July 11, 2000
RAY SUAREZ: Ms. Tamir, what should Americans understand, or what should they know to help them understand why this (the Middle East Summit) is so hard?
MIN. TAMIR: Well, I think this is a very difficult conflict between two peoples who have their own claims for justice, and who wish to find a way to live together under very complicated circumstances.
We have gone a very long way since the beginning of the conflict. But as we were told right now, there are certain very crucial issues now on the table, and I admire Prime Minister Barak for being ready to come here and discuss those issues, knowing very well that those are very difficult issues to solve, and nevertheless being very determined to try and solve them in order to secure the future of Israel and to bring about the gift of peace for the future generations.
MR. SUAREZ: Well, just in the past few weeks, spokesmen, or people who claim to be spokesmen, from both sides, have talked about an outbreak of violence if this isn’t settled soon.

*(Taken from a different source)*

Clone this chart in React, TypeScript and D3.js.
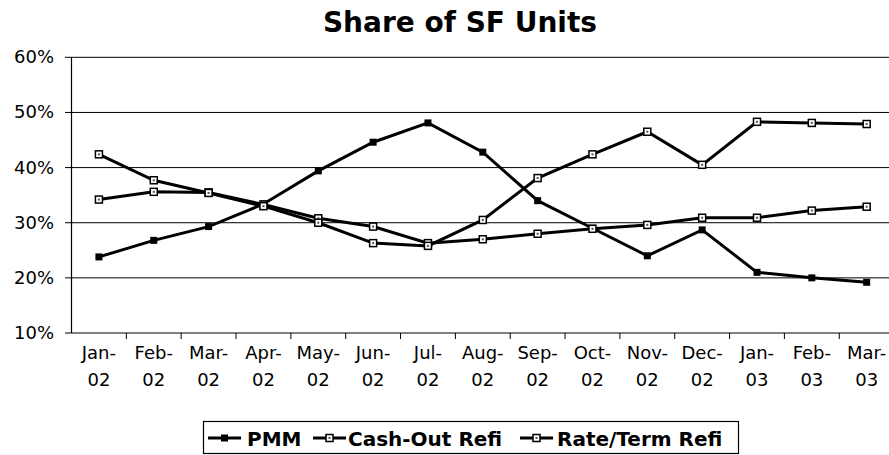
import * as React from "react";
import * as d3 from "d3";

const months = ["Jan-", "Feb-", "Mar-", "Apr-", "May-", "Jun-", "Jul-", "Aug-", "Sep-", "Oct-", "Nov-", "Dec-", "Jan-", "Feb-", "Mar-"];
const years = ["02", "02", "02", "02", "02", "02", "02", "02", "02", "02", "02", "02", "03", "03", "03"];
const categories = months.map((m, i) => m + years[i]);

const pmm = [23.8, 26.8, 29.3, 33.4, 39.4, 44.6, 48.1, 42.8, 34.0, 29.0, 24.0, 28.7, 21.0, 20.0, 19.2];
const cashOut = [34.2, 35.6, 35.5, 33.3, 30.8, 29.3, 26.3, 27.0, 28.0, 28.9, 29.6, 30.9, 30.9, 32.2, 32.9];
const rateTerm = [42.4, 37.7, 35.4, 33.0, 30.0, 26.3, 25.8, 30.5, 38.1, 42.4, 46.5, 40.5, 48.3, 48.1, 47.9];

const yTicks = [10, 20, 30, 40, 50, 60];

const series = [
    {name: "PMM", values: pmm, filled: true},
    {name: "Cash-Out Refi", values: cashOut, filled: false},
    {name: "Rate/Term Refi", values: rateTerm, filled: false},
];

const width = 889;
const height = 455;
const font = "Tahoma, 'DejaVu Sans', sans-serif";

export default function App() {
    const left = 71.5;
    const step = 54.84;
    const x = d3.scaleBand().domain(categories).range([left, left + step * categories.length]);
    const y = d3.scaleLinear().domain([10, 60]).range([333, 57.3]);
    const line = d3.line<number>()
        .x((d, i) => x(categories[i])! + x.bandwidth() / 2)
        .y(d => y(d));

    const marker = (cx: number, cy: number, filled: boolean, key: string) => filled
        ? <rect key={key} x={cx - 3.5} y={cy - 3.5} width={7} height={7} fill="#000"/>
        : <g key={key}>
            <rect x={cx - 3.5} y={cy - 3.5} width={7} height={7} fill="#fff" stroke="#000" strokeWidth={1.5}/>
            <rect x={cx - 1} y={cy - 1} width={2} height={2} fill="#555"/>
        </g>;

    // legend swatch / text positions
    const legendItems = [
        {name: "PMM", filled: true, lx: 208, tx: 247},
        {name: "Cash-Out Refi", filled: false, lx: 313, tx: 348},
        {name: "Rate/Term Refi", filled: false, lx: 520, tx: 557},
    ];

    return (
        <svg width={width} height={height} style={{position: "absolute", left: 0, top: 0, background: "#fff"}}
             fontFamily={font}>
            <text x={460} y={32} textAnchor="middle" fontSize={28} fontWeight="bold">Share of SF Units</text>
            {/* gridlines */}
            {yTicks.map(t => (
                <g key={t}>
                    <line x1={65} x2={width} y1={y(t)} y2={y(t)} stroke="#000" strokeWidth={1}/>
                    <text x={54} y={y(t) + 6} textAnchor="end" fontSize={18}>{t}%</text>
                </g>
            ))}
            <line x1={left} x2={left} y1={y(60)} y2={y(10)} stroke="#000" strokeWidth={1.2}/>
            {/* x ticks */}
            {categories.map((c, i) => (
                <g key={c}>
                    <line x1={x(c)! + step} x2={x(c)! + step} y1={y(10)} y2={y(10) + 6} stroke="#000"/>
                    <text x={x(c)! + x.bandwidth() / 2} y={359} textAnchor="middle" fontSize={18}>{months[i]}</text>
                    <text x={x(c)! + x.bandwidth() / 2} y={386} textAnchor="middle" fontSize={18}>{years[i]}</text>
                </g>
            ))}
            {/* series */}
            {series.map(s => (
                <g key={s.name}>
                    <path d={line(s.values)!} fill="none" stroke="#000" strokeWidth={3}/>
                    {s.values.map((v, i) => marker(x(categories[i])! + x.bandwidth() / 2, y(v), s.filled, s.name + i))}
                </g>
            ))}
            {/* legend */}
            <rect x={203.5} y={421.5} width={535} height={32} fill="#fff" stroke="#000" strokeWidth={1.2}/>
            {legendItems.map(l => (
                <g key={l.name}>
                    <line x1={l.lx} x2={l.lx + 33} y1={438} y2={438} stroke="#000" strokeWidth={3}/>
                    {marker(l.lx + 16.5, 438, l.filled, "lg" + l.name)}
                    <text x={l.tx} y={446} fontSize={20} fontWeight="bold">{l.name}</text>
                </g>
            ))}
        </svg>
    );
}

Why have things reached such a critical point? We see it’s seven years since that handshake in the Rose Garden with President Clinton. Why is 2000 leaving everyone on the knife edge?
MIN. TAMIR: I think that one principle we should stress — that the risk of the eruption of violence comes only from the Palestinian side. And we have been going through a long process of negotiations — that is true. But we are now I think coming to a point where we are really offering a realistic deal that could be an end to the conflict. And I think that the risk of violence comes from the fact that it is very hard, especially on the Palestinian side, to come to grips with the fact that that kind of an agreement will remain a very painful compromise.
MR. SUAREZ: But when you say especially on the Palestinian side, both leaders say that they understand fully that they can’t get everything they want in this negotiation. Would you say that that’s true for the people who stand behind these leaders?
MIN. TAMIR: Well, I’m quite sure that that is true for the Israeli public. We know very well that in order to come to an agreement we have to make a compromise — a very painful compromise for us, as it is by the way very painful for the Palestinians. In this kind of a conflict where justice meets justice, I believe that there are only very painful compromises.
The question is how strong a leader is, to bring back home a painful compromise. And I think that Barak is a strong leader in that respect, that he can bring back a painful compromise, because people trust him, because people know that he is – as we call him in Israel, Soldier Number One – that he is a person that has the security interests of Israel in his mind, and he is devoted to providing Israel with the best and secure future.
The question is whether the Palestinians now, when we are offering them a generous deal, whether they are ready to sign the deal and to look forward to a future of cooperation between the two peoples in the Middle East. …
I am surprised that Hanan [Ashwari – also being interviewed] — if I may call you Hanan, because we are good friends — talks about unilateral attempts to sort of impose a solution. We are here in a summit talking together. I mean, Prime Minister Barak and Yasser Arafat are sitting together and trying to find the most suitable compromise for all of us in the region. So there is no unilateral attempt to impose a solution.
The recent attempt to realistically assess what could be done right now and push forward some sort of a solution which I think will neither be ideal for you nor for us — you know, many people in Israel want the ‘Greater Israel’. Many people in Palestine want the ‘Greater Palestine’. Neither side, neither side of extremism will win. I think the people that will win are the pragmatics, those who know that they have to make a compromise, and always a compromise is made together — not unilaterally.
MR. SUAREZ: Well, what kind of moves on the part of the Palestinians, what kind of signs from the Palestinians, would create the kind of security in Israel – among Israelis – that would make them more confident about giving the higher percentage of the ‘occupied’ territories rather than the lower percentage of the range in these lands that we are talking about?
MIN. TAMIR: Well, I think that the major issue is that – really – is of trust and security for the future of Israel. You know, we are also a country of refugees, a country of people coming with and bearing in mind a very harsh history. And I think the people of Israel want to enter an era where they can live in peace and they know that they have security for them and their children and their grandchildren after them – which is probably true also for the Palestinians.
Therefore, what we want now this summit to achieve is to find from the Palestinians exactly what are their plans, what is the kind of agreement that they are ready to sign on. We don’t want any more abstract declarations of this. We want to get down to business. I think this is why Prime Minister Barak came here. He wants here to know exactly whether we could sign a peace agreement in the foreseeable future. We don’t want to leave this conflict for the generations ahead.